San Francisco's Department of Technology confirmed this week that a duplicate image replacement effort—targeting thousands of redundant photo and document scans stored across city servers—has moved into an active remediation phase, with affected systems spanning everything from Planning Department permit files to public-facing portals maintained by the Office of Digital Services on Seventh Street.
The timing matters. The city is deep into a broader push to modernize its data infrastructure before a hard deadline tied to the San Francisco Digital Equity Initiative, a program that received renewed funding allocation in the spring 2026 budget cycle. Redundant image files have been clogging shared storage, slowing database queries for frontline workers, and producing inconsistent results when residents pull records through SF.gov—the city's consolidated service portal that launched its latest iteration in early 2025.
What Went Wrong, and Where It Showed Up
The problem surfaced most visibly in two places: the San Francisco Planning Department's online permit tracker, where scanned building diagrams were appearing in duplicate or triplicate across search results, and the San Francisco Public Library's digital archive at the Main Branch on Larkin Street, where staff flagged that hundreds of historical photograph entries had been indexed multiple times after a system migration last fall. Neither issue threatened public safety, but both drew complaints from contractors, researchers, and community advocates who rely on accurate record retrieval.
City IT staff identified the root cause as an automated ingestion script that failed to run deduplication checks when files were transferred from legacy servers during the Department of Technology's 2025 infrastructure consolidation. That migration, which ran from August through November 2025, moved more than 4 terabytes of records into a new cloud environment managed under the city's contract with a third-party vendor. According to a department briefing document circulated to the Board of Supervisors in June, roughly 11 percent of image files transferred during that window were assigned duplicate identifiers—creating downstream confusion in any system that pulled from the consolidated storage layer.
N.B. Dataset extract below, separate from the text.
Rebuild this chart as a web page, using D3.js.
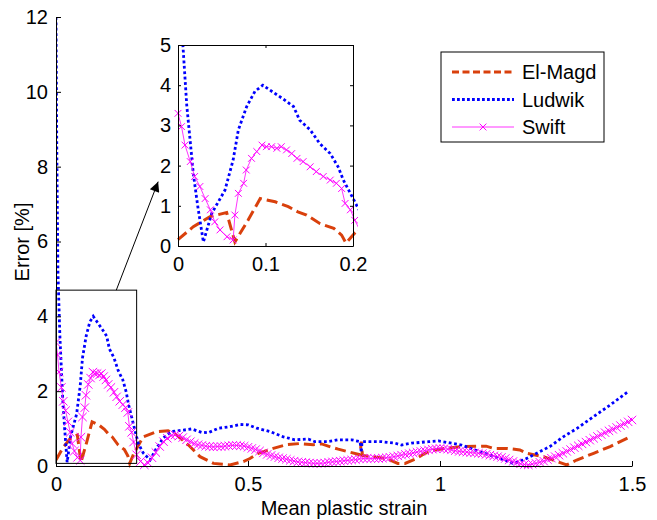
<!DOCTYPE html>
<html>
<head>
<meta charset="utf-8">
<script src="https://cdn.jsdelivr.net/npm/d3@7"></script>
<style>
  body { margin: 0; background: #fff; }
  svg { font-family: "Liberation Sans", Arial, Helvetica, sans-serif; }
</style>
</head>
<body>
<script>
// El-Magd error vs. mean plastic strain
var elMagdStrain = [0, 0.0175, 0.0366, 0.0556, 0.065, 0.08, 0.094, 0.111, 0.126, 0.137, 0.147, 0.162, 0.178, 0.187, 0.192, 0.202,
  0.227, 0.262, 0.292, 0.314, 0.345, 0.375, 0.41, 0.453, 0.488, 0.505, 0.527, 0.566, 0.6, 0.635, 0.67, 0.692, 0.718, 0.735, 0.761,
  0.792, 0.795, 0.798, 0.822, 0.861, 0.89, 0.909, 0.935, 0.961, 0.987, 1.013, 1.056, 1.12, 1.139, 1.174, 1.208, 1.226, 1.269,
  1.313, 1.33, 1.356, 1.4, 1.443, 1.495];
var elMagdError = [0.16, 0.48, 0.73, 0.83, 0.1, 0.64, 1.18, 1.1, 0.98, 0.85, 0.77, 0.56, 0.44, 0.27, 0.07, 0.32,
  0.78, 0.92, 0.94, 0.83, 0.56, 0.25, 0.07, 0.03, 0.12, 0.2, 0.34, 0.47, 0.57, 0.6, 0.57, 0.59, 0.5, 0.45, 0.38,
  0.3, 0.65, 0.28, 0.25, 0.2, 0.07, 0.07, 0.18, 0.34, 0.43, 0.47, 0.52, 0.53, 0.47, 0.47, 0.43, 0.34, 0.25,
  0.09, 0.03, 0.16, 0.34, 0.52, 0.78];

// Ludwik
var ludwikStrain = [0, 0.002, 0.005, 0.01, 0.0175, 0.0225, 0.029, 0.0385, 0.0537, 0.063, 0.069, 0.0785, 0.088, 0.097, 0.105,
  0.122, 0.132, 0.139, 0.151, 0.162, 0.174, 0.183, 0.189, 0.197, 0.202, 0.214, 0.227, 0.245, 0.262, 0.279, 0.301, 0.332,
  0.353, 0.379, 0.397, 0.423, 0.453, 0.479, 0.501, 0.523, 0.557, 0.592, 0.622, 0.657, 0.674, 0.709, 0.735, 0.77, 0.792,
  0.795, 0.797, 0.822, 0.848, 0.883, 0.9, 0.926, 0.97, 0.996, 1.03, 1.056, 1.104, 1.156, 1.19, 1.217, 1.252, 1.286,
  1.321, 1.356, 1.4, 1.443, 1.49];
var ludwikError = [12, 8.5, 5.2, 3.5, 1.8, 1.0, 0.1, 0.81, 1.39, 2.14, 2.89, 3.47, 3.85, 4.0, 3.88,
  3.63, 3.47, 3.13, 2.89, 2.55, 2.3, 1.97, 1.64, 1.31, 1.1, 0.61, 0.35, 0.16, 0.48, 0.75, 0.92, 0.96,
  0.99, 0.9, 0.89, 1.01, 1.05, 1.11, 1.1, 1.01, 0.92, 0.78, 0.7, 0.72, 0.65, 0.65, 0.7, 0.7, 0.65,
  0.36, 0.65, 0.65, 0.65, 0.61, 0.56, 0.61, 0.65, 0.67, 0.61, 0.56, 0.38, 0.2, 0.07, 0.16, 0.34, 0.52,
  0.78, 1.0, 1.32, 1.63, 1.99];

// Swift
var swiftStrain = [0, 0.004, 0.008, 0.014, 0.019, 0.025, 0.031, 0.037, 0.042, 0.048, 0.056, 0.063, 0.065, 0.069, 0.075,
  0.078, 0.084, 0.09, 0.096, 0.101, 0.107, 0.113, 0.118, 0.124, 0.13, 0.136, 0.143, 0.151, 0.158, 0.166, 0.174, 0.181,
  0.187, 0.191, 0.197, 0.202,
  0.21, 0.22, 0.23, 0.24, 0.25, 0.26, 0.27, 0.28, 0.29, 0.30, 0.31, 0.32, 0.33, 0.34, 0.35, 0.36, 0.37, 0.38, 0.39,
  0.40, 0.41, 0.42, 0.43, 0.44, 0.45, 0.46, 0.47, 0.48, 0.49, 0.50, 0.51, 0.52, 0.53, 0.54, 0.55, 0.56, 0.57, 0.58, 0.59,
  0.60, 0.61, 0.62, 0.63, 0.64, 0.65, 0.66, 0.67, 0.68, 0.69, 0.70, 0.71, 0.72, 0.73, 0.74, 0.75, 0.76, 0.77, 0.78, 0.79,
  0.80, 0.81, 0.82, 0.83, 0.84, 0.85, 0.86, 0.87, 0.88, 0.89, 0.90, 0.91, 0.92, 0.93, 0.94, 0.95, 0.96, 0.97, 0.98, 0.99,
  1.00, 1.01, 1.02, 1.03, 1.04, 1.05, 1.06, 1.07, 1.08, 1.09, 1.10, 1.11, 1.12, 1.13, 1.14, 1.15, 1.16, 1.17, 1.18, 1.19,
  1.20, 1.21, 1.22, 1.23, 1.24, 1.25, 1.26, 1.27, 1.28, 1.29, 1.30, 1.31, 1.32, 1.33, 1.34, 1.35, 1.36, 1.37, 1.38, 1.39,
  1.40, 1.41, 1.42, 1.43, 1.44, 1.45, 1.46, 1.47, 1.48, 1.49, 1.50];
var swiftError = [3.3, 2.97, 2.51, 2.1, 1.73, 1.48, 1.18, 0.9, 0.6, 0.4, 0.23, 0.15, 0.77, 1.31, 1.56,
  1.89, 2.18, 2.35, 2.51, 2.47, 2.47, 2.43, 2.47, 2.39, 2.3, 2.18, 2.1, 1.97, 1.85, 1.73, 1.64, 1.56,
  1.43, 1.06, 0.9, 0.64,
  0.3, 0.12, 0.03, 0.08, 0.22, 0.36, 0.52, 0.65, 0.74, 0.81, 0.83, 0.8, 0.76, 0.7, 0.65, 0.6, 0.57, 0.55, 0.53,
  0.52, 0.51, 0.52, 0.52, 0.53, 0.54, 0.55, 0.55, 0.54, 0.53, 0.5, 0.47, 0.44, 0.4, 0.35, 0.31, 0.28, 0.25, 0.22, 0.2,
  0.18, 0.15, 0.13, 0.11, 0.1, 0.09, 0.08, 0.07, 0.07, 0.07, 0.08, 0.1, 0.11, 0.12, 0.13, 0.14, 0.15, 0.16, 0.17, 0.19,
  0.2, 0.2, 0.2, 0.2, 0.2, 0.21, 0.22, 0.23, 0.25, 0.27, 0.29, 0.31, 0.33, 0.35, 0.37, 0.39, 0.41, 0.43, 0.45, 0.46,
  0.47, 0.46, 0.45, 0.43, 0.41, 0.39, 0.38, 0.37, 0.36, 0.35, 0.34, 0.33, 0.31, 0.29, 0.27, 0.25, 0.23, 0.2, 0.16, 0.12,
  0.09, 0.06, 0.04, 0.03, 0.05, 0.07, 0.1, 0.13, 0.17, 0.21, 0.25, 0.29, 0.34, 0.39, 0.44, 0.49, 0.54, 0.59, 0.64, 0.69,
  0.74, 0.79, 0.84, 0.89, 0.94, 0.98, 1.03, 1.08, 1.13, 1.18, 1.23];

var seriesNames = ["El-Magd", "Ludwik", "Swift"];

// ticks
var mainXTicks = [0, 0.5, 1, 1.5];
var mainYTicks = [0, 2, 4, 6, 8, 10, 12];
var insetXTicks = [0, 0.1, 0.2];
var insetYTicks = [0, 1, 2, 3, 4, 5];

// zoom box (drawn in main axes) and arrow
var zoomBox = { x0: 0, x1: 0.21, y0: 0.07, y1: 4.7 };
var arrowFrom = [0.157, 4.7], arrowTo = [0.266, 7.6];

function pairs(xs, ys) {
  return xs.map(function(x, i) { return [x, ys[i]]; });
}
var series = [
  { name: seriesNames[0], data: pairs(elMagdStrain, elMagdError), color: "#d9400c", width: 3, dash: "11,5", legendDash: "7,3.5" },
  { name: seriesNames[1], data: pairs(ludwikStrain, ludwikError), color: "#0000ff", width: 2.8, dash: "2.8,2.6", legendDash: "2.8,2.2" },
  { name: seriesNames[2], data: pairs(swiftStrain, swiftError), color: "#ff00ff", width: 0.8, dash: null, legendDash: null, marker: true }
];

var svg = d3.select("body").append("svg")
  .attr("width", 657)
  .attr("height", 520);

var defs = svg.append("defs");
defs.append("marker")
  .attr("id", "arrowhead")
  .attr("viewBox", "0 0 10 10")
  .attr("refX", 10).attr("refY", 5)
  .attr("markerWidth", 13).attr("markerHeight", 10)
  .attr("markerUnits", "userSpaceOnUse")
  .attr("orient", "auto")
  .append("path").attr("d", "M0,0L10,5L0,10Z").attr("fill", "#000");

function crossPath(r) {
  return "M" + (-r) + "," + (-r) + "L" + r + "," + r + "M" + (-r) + "," + r + "L" + r + "," + (-r);
}

function drawSeries(g, x, y, clipId, markerSize) {
  var line = d3.line().x(function(d) { return x(d[0]); }).y(function(d) { return y(d[1]); });
  var holder = g.append("g").attr("clip-path", "url(#" + clipId + ")");
  series.forEach(function(s) {
    holder.append("path")
      .attr("d", line(s.data))
      .attr("fill", "none")
      .attr("stroke", s.color)
      .attr("stroke-width", s.width)
      .attr("stroke-dasharray", s.dash);
    if (s.marker) {
      holder.selectAll(null)
        .data(s.data)
        .enter().append("path")
        .attr("transform", function(d) { return "translate(" + x(d[0]) + "," + y(d[1]) + ")"; })
        .attr("d", crossPath(markerSize))
        .attr("fill", "none")
        .attr("stroke", s.color)
        .attr("stroke-width", 1);
    }
  });
}

var fontSize = 20;
var fmt = function(d) { return d3.format("")(d); };

/** main axes **/
var x = d3.scaleLinear().domain([0, 1.5]).range([56, 632]);
var y = d3.scaleLinear().domain([0, 12]).range([466, 17]);

defs.append("clipPath").attr("id", "clipMain")
  .append("rect").attr("x", 56).attr("y", 10).attr("width", 590).attr("height", 462);

var main = svg.append("g");
drawSeries(main, x, y, "clipMain", 4.2);

main.append("g")
  .attr("transform", "translate(0,466)")
  .call(d3.axisBottom(x).tickValues(mainXTicks).tickFormat(fmt).tickSize(-5).tickSizeOuter(0).tickPadding(11));
main.append("g")
  .attr("transform", "translate(56,0)")
  .call(d3.axisLeft(y).tickValues(mainYTicks).tickFormat(fmt).tickSize(-5).tickSizeOuter(0).tickPadding(8));

main.selectAll(".tick text").attr("font-size", fontSize).attr("fill", "#000").attr("font-family", null);
main.selectAll(".domain, .tick line").attr("stroke", "#000");

main.append("text")
  .attr("x", 344).attr("y", 515)
  .attr("text-anchor", "middle")
  .attr("font-size", fontSize)
  .text("Mean plastic strain");
main.append("text")
  .attr("transform", "translate(29,242)rotate(-90)")
  .attr("text-anchor", "middle")
  .attr("font-size", fontSize)
  .text("Error [%]");

// zoom box + arrow
main.append("rect")
  .attr("x", x(zoomBox.x0)).attr("y", y(zoomBox.y1))
  .attr("width", x(zoomBox.x1) - x(zoomBox.x0))
  .attr("height", y(zoomBox.y0) - y(zoomBox.y1))
  .attr("fill", "none").attr("stroke", "#000").attr("stroke-width", 1);
main.append("line")
  .attr("x1", x(arrowFrom[0])).attr("y1", y(arrowFrom[1]))
  .attr("x2", x(arrowTo[0])).attr("y2", y(arrowTo[1]))
  .attr("stroke", "#000").attr("stroke-width", 1)
  .attr("marker-end", "url(#arrowhead)");

/** inset axes **/
var xi = d3.scaleLinear().domain([0, 0.2]).range([178, 353]);
var yi = d3.scaleLinear().domain([0, 5]).range([246, 45]);

defs.append("clipPath").attr("id", "clipInset")
  .append("rect").attr("x", 174).attr("y", 45).attr("width", 184).attr("height", 204);

var inset = svg.append("g");
inset.append("rect")
  .attr("x", 178).attr("y", 45).attr("width", 175).attr("height", 201)
  .attr("fill", "#fff");
drawSeries(inset, xi, yi, "clipInset", 3.4);

inset.append("g").attr("transform", "translate(0,246)")
  .call(d3.axisBottom(xi).tickValues(insetXTicks).tickFormat(fmt).tickSize(-3).tickSizeOuter(0).tickPadding(11));
inset.append("g").attr("transform", "translate(178,0)")
  .call(d3.axisLeft(yi).tickValues(insetYTicks).tickFormat(fmt).tickSize(-3).tickSizeOuter(0).tickPadding(7));
inset.append("g").attr("transform", "translate(0,45)")
  .call(d3.axisTop(xi).tickValues(insetXTicks).tickFormat("").tickSize(-3).tickSizeOuter(0));
inset.append("g").attr("transform", "translate(353,0)")
  .call(d3.axisRight(yi).tickValues(insetYTicks).tickFormat("").tickSize(-3).tickSizeOuter(0));
inset.selectAll(".tick text").attr("font-size", fontSize).attr("fill", "#000").attr("font-family", null);
inset.selectAll(".domain, .tick line").attr("stroke", "#000");

/** legend **/
var legend = svg.append("g").attr("transform", "translate(441,52)");
legend.append("rect")
  .attr("width", 163).attr("height", 90)
  .attr("fill", "#fff").attr("stroke", "#000").attr("stroke-width", 1);
var item = legend.selectAll("g.item")
  .data(series)
  .enter().append("g")
  .attr("class", "item")
  .attr("transform", function(d, i) { return "translate(0," + (20 + i * 27.5) + ")"; });
item.append("line")
  .attr("x1", 11).attr("x2", 73)
  .attr("stroke", function(d) { return d.color; })
  .attr("stroke-width", function(d) { return d.width; })
  .attr("stroke-dasharray", function(d) { return d.legendDash; });
item.filter(function(d) { return d.marker; })
  .append("path")
  .attr("transform", "translate(42,0)")
  .attr("d", crossPath(3.4))
  .attr("fill", "none")
  .attr("stroke", function(d) { return d.color; })
  .attr("stroke-width", 1);
item.append("text")
  .attr("x", 81).attr("y", 0).attr("dy", "0.35em")
  .attr("font-size", fontSize)
  .text(function(d) { return d.name; });
</script>
</body>
</html>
The Tenderloin-based nonprofit OpenSF Data Collective, which monitors public records accessibility for low-income residents navigating city services, noted the issue publicly in May when it published a report on SF.gov search reliability. The group documented cases where residents searching for affordable housing application forms were retrieving outdated scanned versions of documents rather than current PDFs, partly because of the identifier conflicts created by duplicate image records.
The Fix, and What Comes Next
The Department of Technology began deploying an automated replacement script on July 1, targeting the highest-traffic databases first. The Planning Department's permit portal is expected to be cleared of duplicate entries by July 11, according to the department's published remediation timeline posted to the city's DataSF transparency page. The library's digital archive cleanup is scheduled to follow in the week of July 14.
The full remediation across all affected systems is projected to take until mid-August. That window includes manual review of approximately 3,200 flagged records where the automated script cannot confidently determine which version of a duplicated image is canonical—those cases will go to departmental staff for individual sign-off.
Practically speaking, residents who have run into dead links or garbled search results on SF.gov permit pages or on the library's digital catalog at sfpl.org should try those searches again after July 11. Anyone who submitted a records request to the Planning Department since January 2026 and received a response citing unclear or incomplete scanned attachments can contact the department's counter at 1650 Mission Street to request a reprocessed version of their documents at no additional cost.
The episode has also added fuel to an ongoing debate at City Hall about how aggressively San Francisco should invest in preventive data governance—rather than reactive cleanup—as more city services migrate to digital-first delivery. A proposal before the Budget and Finance Committee would allocate $2.1 million in the next fiscal year for a dedicated data quality office within the Department of Technology. That proposal is expected to come to a vote before the August recess.